多くのファイルをコピーするアプリはexFATに対応しておらず、そもそもドライブとして表示されないことも少なくありません。
exFAT対応に対応したアプリが必要になるのです。筆者は、バッファローの「ファイルマネージャー」に「ファイルマネージャー exFATサポート」プラグインを追加して使っています。非常にシンプルすぎるアプリで、ちょっと写真をコピーするくらいなら我慢できるのですが、写真を選択してコピー/コピー先のフォルダを開く/貼り付けという操作で、それほど使いやすいとは言えないのが残念です。
iPhoneでは、標準の「写真」アプリを使います。

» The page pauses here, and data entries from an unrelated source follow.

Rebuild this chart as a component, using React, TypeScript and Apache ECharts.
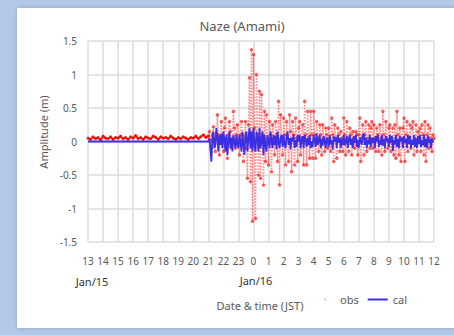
import React, { useEffect, useRef } from "react";
import * as echarts from "echarts";

// Hour-of-day tick labels (13:00 Jan/15 .. 12:00 Jan/16)
const hourTicks = [13, 14, 15, 16, 17, 18, 19, 20, 21, 22, 23, 0, 1, 2, 3, 4, 5, 6, 7, 8, 9, 10, 11, 12];
const yTicks = [-1.5, -1, -0.5, 0, 0.5, 1, 1.5];

// obs, quiet part: every 10 min from 13:00 to 20:50
const obsQuiet = [
  0.05, 0.03, 0.07, 0.04, 0.06, 0.02, 0.08, 0.05, 0.04, 0.07, 0.03, 0.06,
  0.05, 0.08, 0.04, 0.06, 0.03, 0.07, 0.05, 0.09, 0.04, 0.06, 0.03, 0.07,
  0.05, 0.04, 0.08, 0.06, 0.03, 0.07, 0.05, 0.06, 0.04, 0.08, 0.05, 0.03,
  0.06, 0.04, 0.07, 0.05, 0.03, 0.06, 0.05, 0.08, 0.04, 0.07, 0.1, 0.06,
];

// obs, active part: every 4 min from 21:00 to 12:00 (next day)
const obsActive = [
  0.08, 0.15, 0.02, -0.1, 0.1, 0.22, 0.05, -0.15, 0.12, 0.4, 0.1, -0.2, 0.05, 0.3, 0.0,
  -0.15, 0.2, 0.35, 0.05, -0.25, 0.1, 0.3, 0.15, -0.1, 0.05, 0.45, 0.2, -0.1, 0.1, 0.25,
  0.05, -0.2, 0.1, 0.3, 0.1, -0.3, 0.05, 0.3, -0.1, -0.55, 0.25, 0.95, -0.6, 1.37, -1.19,
  1.3, 0.2, -1.15, 1.0, 0.1, -0.5, 0.75, -0.55, 0.7, 0.1, -0.65, 0.45, -0.3, 0.4, 0.05,
  -0.35, 0.3, 0.1, -0.45, 0.25, 0.05, -0.2, 0.3, 0.1, -0.3, 0.6, -0.65, 0.4, 0.05, -0.2,
  0.35, 0.1, -0.35, 0.3, 0.05, -0.3, 0.4, 0.15, -0.45, 0.3, 0.1, -0.35, 0.35, 0.05, -0.3,
  0.2, 0.3, -0.2, 0.05, 0.25, -0.35, 0.6, 0.1, -0.35, 0.45, 0.05, -0.25, 0.45, 0.1, -0.25,
  0.45, 0.1, -0.25, 0.3, 0.05, -0.15, 0.25, 0.1, -0.2, 0.25, 0.05, -0.15, 0.2, 0.1, -0.1,
  0.2, 0.05, -0.15, 0.35, 0.1, -0.3, 0.25, 0.05, -0.25, 0.2, 0.1, -0.15, 0.15, 0.05, -0.15,
  0.35, 0.1, -0.2, 0.3, 0.05, -0.15, 0.2, 0.1, -0.2, 0.15, 0.05, -0.1, 0.15, 0.1, -0.2,
  0.1, 0.35, -0.3, 0.05, 0.25, -0.2, 0.1, 0.3, -0.15, 0.05, 0.25, -0.1, 0.2, 0.3, -0.1,
  0.25, 0.05, -0.15, 0.2, 0.1, -0.15, 0.25, 0.05, -0.2, 0.45, 0.1, -0.15, 0.3, 0.05, -0.1,
  0.2, 0.25, -0.15, 0.05, 0.2, -0.2, 0.25, -0.25, 0.45, 0.1, -0.2, 0.2, -0.3, 0.05, 0.2,
  0.35, -0.3, 0.1, 0.3, -0.15, 0.05, 0.25, -0.1, 0.2, 0.3, -0.2, 0.05, 0.25, -0.15, 0.15,
  0.05, 0.2, -0.15, 0.25, 0.1, -0.2, 0.3, -0.3, 0.1, 0.25, -0.1, 0.2, 0.05, -0.15, 0.1,
  0.05,
];

// cal, quiet part: hourly from 13:00 to 20:00
const calQuiet = [0, 0, 0, 0, 0, 0, 0, 0];

// cal, active part: every 4 min from 21:00 to 12:00 (next day)
const calActive = [
  0.0, 0.05, -0.1, -0.3, 0.05, 0.15, -0.1, -0.05, 0.2, 0.05, -0.15, 0.1, -0.05, 0.12, -0.1,
  0.15, 0.02, -0.15, 0.1, -0.2, 0.0, 0.15, -0.1, 0.05, -0.15, 0.1, 0.0, -0.1, 0.1, -0.05,
  -0.1, 0.1, 0.0, -0.15, 0.15, -0.05, -0.2, 0.1, 0.15, -0.15, 0.05, 0.2, -0.1, 0.15, -0.15,
  0.2, -0.05, -0.15, 0.15, 0.05, -0.15, 0.2, -0.1, 0.0, 0.15, -0.2, 0.1, -0.05, -0.15, 0.1,
  0.02, -0.1, 0.15, 0.0, -0.1, 0.1, -0.05, 0.08, -0.12, 0.15, 0.0, -0.1, 0.05, 0.1, -0.08,
  0.1, -0.05, -0.1, 0.08, 0.15, -0.05, 0.05, -0.12, 0.06, 0.0, 0.1, -0.1, 0.02, -0.08, 0.1,
  0.0, 0.1, -0.1, 0.02, 0.08, -0.1, 0.1, 0.02, -0.08, 0.05, -0.05, 0.1, -0.1, 0.0, -0.08,
  0.1, 0.02, -0.08, 0.12, -0.05, 0.0, 0.1, -0.1, 0.04, -0.06, 0.08, 0.0, -0.1, 0.06, 0.02,
  -0.08, 0.1, -0.04, 0.02, -0.12, 0.08, 0.0, 0.06, -0.1, 0.1, -0.02, 0.05, -0.1, 0.04, -0.05,
  0.1, -0.06, 0.0, 0.08, -0.1, 0.02, 0.1, -0.05, 0.04, -0.1, 0.08, -0.02, 0.1, -0.08, 0.02,
  -0.1, 0.06, 0.0, -0.05, 0.1, 0.12, -0.05, 0.06, -0.1, 0.02, -0.04, 0.1, -0.08, 0.06, -0.02,
  0.05, -0.1, 0.08, 0.0, 0.1, -0.08, 0.02, -0.05, 0.1, -0.06, 0.04, -0.1, 0.08, 0.0, 0.04,
  -0.08, 0.1, -0.02, 0.08, -0.14, 0.02, -0.04, 0.1, -0.08, 0.04, -0.1, 0.08, 0.0, 0.05, -0.1,
  0.08, -0.02, 0.04, -0.1, 0.1, -0.04, 0.08, -0.1, 0.02, -0.05, 0.1, -0.08, 0.04, -0.1, 0.08,
  -0.04, 0.1, -0.08, 0.02, -0.06, 0.1, -0.08, 0.04, -0.1, 0.08, -0.02, 0.04, -0.1, 0.04, 0.0,
  0.0,
];

const FONT = "'Noto Sans', 'Liberation Sans', sans-serif";
const GRAY = "#595959";

export default function App() {
  const ref = useRef<HTMLDivElement>(null);
  useEffect(() => {
    if (!ref.current) return;
    const chart = echarts.init(ref.current, undefined, { renderer: "svg" });

    const quietStart = 13;
    const activeStart = 21;
    const obsQ = obsQuiet.map((v, i) => [quietStart + (i * 10) / 60, v]);
    const obsA = obsActive.map((v, i) => [activeStart + (i * 4) / 60, v]);
    obsQ.push(obsA[0]);
    const calData = [
      ...calQuiet.map((v, i) => [quietStart + i, v]),
      ...calActive.map((v, i) => [activeStart + (i * 4) / 60, v]),
    ];

    chart.setOption({
      animation: false,
      backgroundColor: "#b4c7e7",
      textStyle: { fontFamily: FONT },
      title: {
        text: "Naze (Amami)",
        left: 237,
        top: 14,
        textAlign: "center",
        textStyle: { fontFamily: FONT, fontSize: 13, fontWeight: "normal", color: GRAY },
      },
      grid: { left: 88, right: 20, top: 41, bottom: 93, containLabel: false },
      legend: {
        left: 319,
        top: 289,
        itemWidth: 20,
        itemHeight: 2,
        itemGap: 9,
        textStyle: { fontFamily: FONT, fontSize: 11, color: GRAY },
        data: [
          { name: "obs", icon: "circle", itemStyle: { color: "rgba(255,150,150,0.8)" } },
          { name: "cal", icon: "rect", itemStyle: { color: "#3b2fe3" } },
        ],
      },
      xAxis: {
        type: "value",
        min: hourTicks[0],
        max: hourTicks[0] + hourTicks.length - 1,
        interval: 1,
        axisLine: { show: false },
        axisTick: { show: false },
        splitLine: { show: true, lineStyle: { color: "#dcdcdc", width: 1.5 } },
        axisLabel: {
          margin: 14,
          fontSize: 10,
          color: GRAY,
          fontFamily: FONT,
          formatter: (v: number) => String(hourTicks[Math.round(v - hourTicks[0])]),
        },
      },
      yAxis: {
        type: "value",
        min: yTicks[0],
        max: yTicks[yTicks.length - 1],
        interval: 0.5,
        axisLine: { show: false },
        axisTick: { show: false },
        splitLine: { show: true, lineStyle: { color: "#dcdcdc", width: 1.5 } },
        axisLabel: { margin: 11, fontSize: 10, color: GRAY, fontFamily: FONT },
      },
      graphic: [
        {
          type: "rect",
          z: -10,
          silent: true,
          shape: { x: 17, y: 8, width: 450, height: 320 },
          style: { fill: "#ffffff", shadowBlur: 4, shadowColor: "rgba(0,0,0,0.18)" },
        },
        {
          type: "text",
          x: 43.5,
          y: 132,
          rotation: Math.PI / 2,
          style: {
            text: "Amplitude (m)",
            fontFamily: FONT,
            fontSize: 11,
            fill: GRAY,
            align: "center",
            verticalAlign: "middle",
          },
        },
        {
          type: "text",
          x: 92,
          y: 281,
          style: { text: "Jan/15", fontFamily: FONT, fontSize: 11, fill: "#333333", align: "center", verticalAlign: "middle" },
        },
        {
          type: "text",
          x: 256,
          y: 280,
          style: { text: "Jan/16", fontFamily: FONT, fontSize: 11, fill: "#333333", align: "center", verticalAlign: "middle" },
        },
        {
          type: "text",
          x: 260,
          y: 305,
          style: { text: "Date & time (JST)", fontFamily: FONT, fontSize: 11, fill: GRAY, align: "center", verticalAlign: "middle" },
        },
      ],
      series: [
        {
          name: "obs",
          type: "line",
          data: obsQ,
          showSymbol: true,
          symbol: "circle",
          symbolSize: 3,
          itemStyle: { color: "rgba(255,0,0,0.8)" },
          lineStyle: { color: "rgba(255,0,0,0.9)", width: 2 },
          z: 2,
        },
        {
          name: "obs",
          type: "line",
          data: obsA,
          showSymbol: true,
          symbol: "circle",
          symbolSize: 3.5,
          itemStyle: { color: "rgba(240,20,20,0.65)" },
          lineStyle: { color: "rgba(255,40,40,0.55)", width: 1.5, type: "dotted" },
          z: 2,
        },
        {
          name: "cal",
          type: "line",
          data: calData,
          showSymbol: false,
          lineStyle: { color: "#3b2fe3", width: 1.8 },
          z: 3,
        },
      ],
    });
    return () => chart.dispose();
  }, []);

  return (
    <div
      ref={ref}
      style={{ position: "fixed", left: 0, top: 0, width: 454, height: 335 }}
    />
  );
}
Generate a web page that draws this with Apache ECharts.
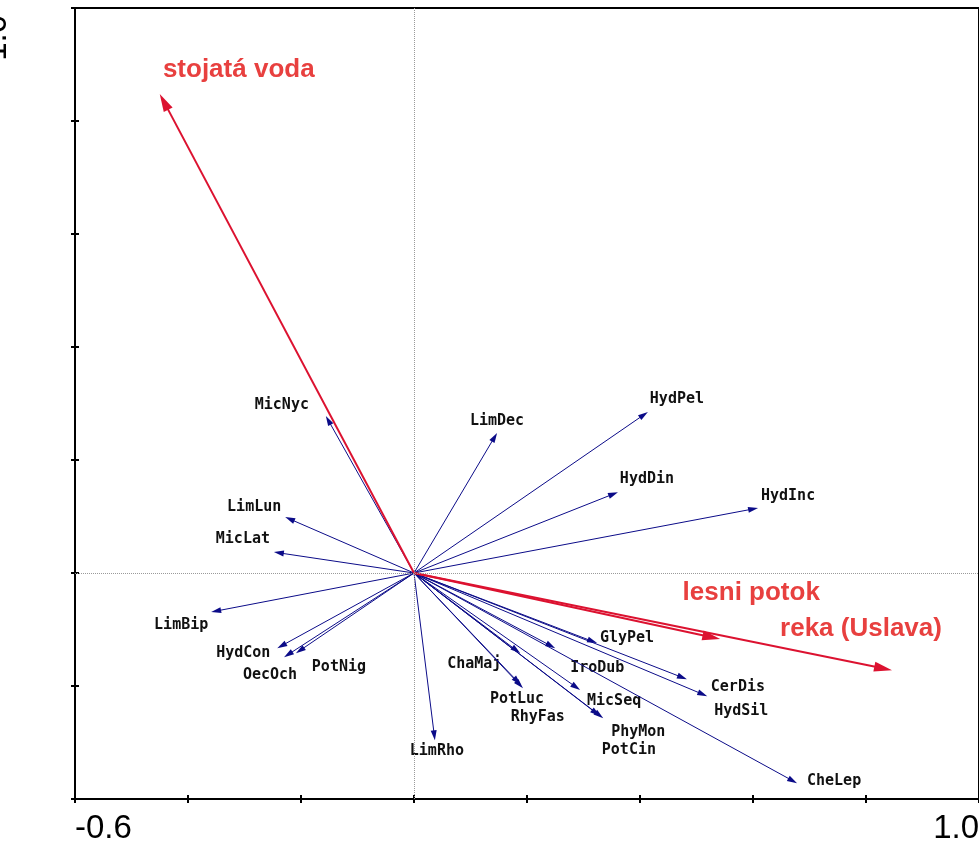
<!DOCTYPE html>
<html>
<head>
<meta charset="utf-8">
<script src="https://cdn.jsdelivr.net/npm/echarts@6/dist/echarts.min.js"></script>
<style>
  html, body { margin: 0; padding: 0; background: #fff; }
  #chart { width: 979px; height: 845px; }
</style>
</head>
<body>
<div id="chart"></div>
<script>
// axis range
var xMin = -0.6, xMax = 1.0, yMin = -0.4, yMax = 1.0, tickStep = 0.2;

// species scores (blue arrows)
var speciesNames = ['MicNyc', 'LimLun', 'MicLat', 'LimBip', 'HydCon', 'OecOch', 'PotNig', 'LimRho',
    'LimDec', 'HydPel', 'HydDin', 'HydInc', 'ChaMaj', 'PotLuc', 'RhyFas', 'GlyPel', 'IroDub',
    'MicSeq', 'PhyMon', 'PotCin', 'CerDis', 'HydSil', 'CheLep'];
var speciesX = [-0.156, -0.228, -0.248, -0.359, -0.242, -0.230, -0.209, 0.037,
    0.147, 0.414, 0.361, 0.609, 0.188, 0.193, 0.189, 0.324, 0.250,
    0.294, 0.335, 0.329, 0.483, 0.519, 0.678];
var speciesY = [0.278, 0.099, 0.037, -0.069, -0.133, -0.149, -0.142, -0.296,
    0.248, 0.285, 0.143, 0.115, -0.142, -0.204, -0.198, -0.124, -0.133,
    -0.207, -0.257, -0.253, -0.188, -0.218, -0.372];

// environmental variables (red arrows)
var envNames = ['stojatá voda', 'lesni potok', 'reka (Uslava)'];
var envX = [-0.450, 0.542, 0.846];
var envY = [0.848, -0.117, -0.172];

// label placement relative to the arrow tip, in pixels
var labelOffset = {
    MicNyc: [-44, -11], LimLun: [-31, -10], MicLat: [-31, -13], LimBip: [-30, 13],
    HydCon: [-34, 5], OecOch: [-14, 18], PotNig: [43, 14], LimRho: [2, 11],
    LimDec: [0, -12], HydPel: [29, -13], HydDin: [29, -13], HydInc: [30, -12],
    ChaMaj: [-46, 11], PotLuc: [-6, 11], RhyFas: [17, 32], GlyPel: [30, -5],
    IroDub: [42, 20], MicSeq: [34, 11], PhyMon: [35, 14], PotCin: [29, 34],
    CerDis: [51, 8], HydSil: [34, 15], CheLep: [37, -2],
    'stojatá voda': [79, -24], 'lesni potok': [31, -46], 'reka (Uslava)': [-31, -41]
};

var blue = '#0b0b88';
var red = '#dc1230';

function arrowRenderer(names, color, lineWidth, headLen, headWidth, font, textColor) {
    return function (params, api) {
        var name = names[params.dataIndex];
        var o = api.coord([0, 0]);
        var p = api.coord([api.value(0), api.value(1)]);
        var dx = p[0] - o[0], dy = p[1] - o[1];
        var len = Math.sqrt(dx * dx + dy * dy);
        var ux = dx / len, uy = dy / len;
        var bx = p[0] - ux * headLen, by = p[1] - uy * headLen;
        var nx = -uy * headWidth / 2, ny = ux * headWidth / 2;
        var off = labelOffset[name] || [0, 0];
        return {
            type: 'group',
            children: [
                {
                    type: 'line',
                    shape: { x1: o[0], y1: o[1], x2: bx + ux, y2: by + uy },
                    style: { stroke: color, lineWidth: lineWidth }
                },
                {
                    type: 'polygon',
                    shape: { points: [[p[0], p[1]], [bx + nx, by + ny], [bx - nx, by - ny]] },
                    style: { fill: color }
                },
                {
                    type: 'text',
                    x: p[0] + off[0],
                    y: p[1] + off[1],
                    style: {
                        text: name, font: font, fill: textColor,
                        align: 'center', verticalAlign: 'middle'
                    }
                }
            ]
        };
    };
}

var onlyEnds = function (min, max) {
    return function (v) {
        return (Math.abs(v - min) < 1e-9 || Math.abs(v - max) < 1e-9) ? v.toFixed(1) : '';
    };
};

var chart = echarts.init(document.getElementById('chart'));
chart.setOption({
    animation: false,
    grid: {
        left: 75, right: 0, top: 8, bottom: 46,
        containLabel: false, outerBoundsMode: 'none',
        show: true, borderColor: '#000', borderWidth: 2
    },
    xAxis: [{
        type: 'value', min: xMin, max: xMax, interval: tickStep, position: 'bottom',
        axisLine: { onZero: false, lineStyle: { color: '#000', width: 2 } },
        axisTick: { length: 4, lineStyle: { color: '#000', width: 2 } },
        splitLine: { show: false },
        axisLabel: {
            interval: 0, margin: 13, color: '#000',
            fontFamily: 'Liberation Sans', fontSize: 33,
            formatter: onlyEnds(xMin, xMax),
            alignMinLabel: 'left', alignMaxLabel: 'right'
        }
    }, {
        type: 'value', min: xMin, max: xMax, interval: tickStep, position: 'bottom',
        axisLine: { show: false, onZero: false },
        axisTick: { inside: true, length: 4, lineStyle: { color: '#000', width: 2 } },
        splitLine: { show: false },
        axisLabel: { show: false }
    }],
    yAxis: [{
        type: 'value', min: yMin, max: yMax, interval: tickStep, position: 'left',
        axisLine: { onZero: false, lineStyle: { color: '#000', width: 2 } },
        axisTick: { length: 4, lineStyle: { color: '#000', width: 2 } },
        splitLine: { show: false },
        axisLabel: {
            interval: 0, margin: 62, rotate: 90, color: '#000',
            fontFamily: 'Liberation Sans', fontSize: 33,
            padding: [0, 7, 0, 0],
            formatter: function (v) { return Math.abs(v - yMax) < 1e-9 ? v.toFixed(1) : ''; },
            alignMaxLabel: 'right'
        }
    }, {
        type: 'value', min: yMin, max: yMax, interval: tickStep, position: 'left',
        axisLine: { show: false, onZero: false },
        axisTick: { inside: true, length: 4, lineStyle: { color: '#000', width: 2 } },
        splitLine: { show: false },
        axisLabel: { show: false }
    }],
    series: [{
        type: 'line',
        data: [],
        z: 1,
        markLine: {
            silent: true,
            symbol: 'none',
            label: { show: false },
            lineStyle: { color: '#9a9a9a', type: 'dotted', width: 1 },
            data: [{ xAxis: 0 }, { yAxis: 0 }]
        }
    }, {
        type: 'custom',
        z: 2,
        renderItem: arrowRenderer(speciesNames, blue, 1, 10, 6, 'bold 15px "DejaVu Sans Mono"', '#111'),
        data: speciesNames.map(function (n, i) { return [speciesX[i], speciesY[i]]; })
    }, {
        type: 'custom',
        z: 3,
        renderItem: arrowRenderer(envNames, red, 2, 18, 10, 'bold 26px "Liberation Sans"', '#e8403f'),
        data: envNames.map(function (n, i) { return [envX[i], envY[i]]; })
    }]
});
</script>
</body>
</html>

カメラ側のメモリーカードがexFATでフォーマットされていても問題ありません。カメラと接続し「写真」アプリを開き、追加された読み込むボタンをタップすると、写真を取り込めます。手間がかかりません。この辺りは流石です。
Androidでも、カメラによっては「フォト」でCamera Importerが動き、同様の操作ができる組み合わせもありますが、すべてではありません。標準でさっさと真似してくれればいいなと思っています。
すべての組み合わせで使えるとは限らないらしい
ただし、すべてのスマートフォンやデジタルカメラで、ケーブル接続で写真が転送できるとは限らないようです。
Androidでは、2.3.4以降もしくは3.1以降でUSB OTGに対応しているのですが、非対応の端末もあるようです。USB OTGチェッカーというアプリを使うと確認できるらしいのですが、筆者は非対応の端末を持っていないので、非対応の確認はできませんでした。
Appleのほうは、最近のiPhone/iPadでは使えると思ってよいでしょう。今回試しに、最初のiPadが登場したときに同時に発売された、iPhone 5sにiPad Camera Connection KitをLightningのアダプタを介して接続してみたのですが、問題なく利用できました。
デジタルカメラのほうといえば、USB端子がありパソコンと接続したときにストレージ(ドライブ)として認識されれば問題ありません。逆に、無線LANなど搭載されておらずUSB ミニB端子を採用したような時代のデジタルカメラであっても、スマートフォンに転送できます。
無線LANの接続もカメラによってはそれほど煩雑でないこともありますし、ケーブル接続でもあまりうまくいかないということもあります。スマートフォンからデジタルカメラへ充電が開始されてしまうこともあります。
それでも、無線LANよりケーブル接続のほうが、比較的面倒がないように思います。
個人的には、メーカー純正のアプリでも、USB接続での写真の転送や、撮影操作ができるようになることを期待したいところですですが、難しいでしょうか。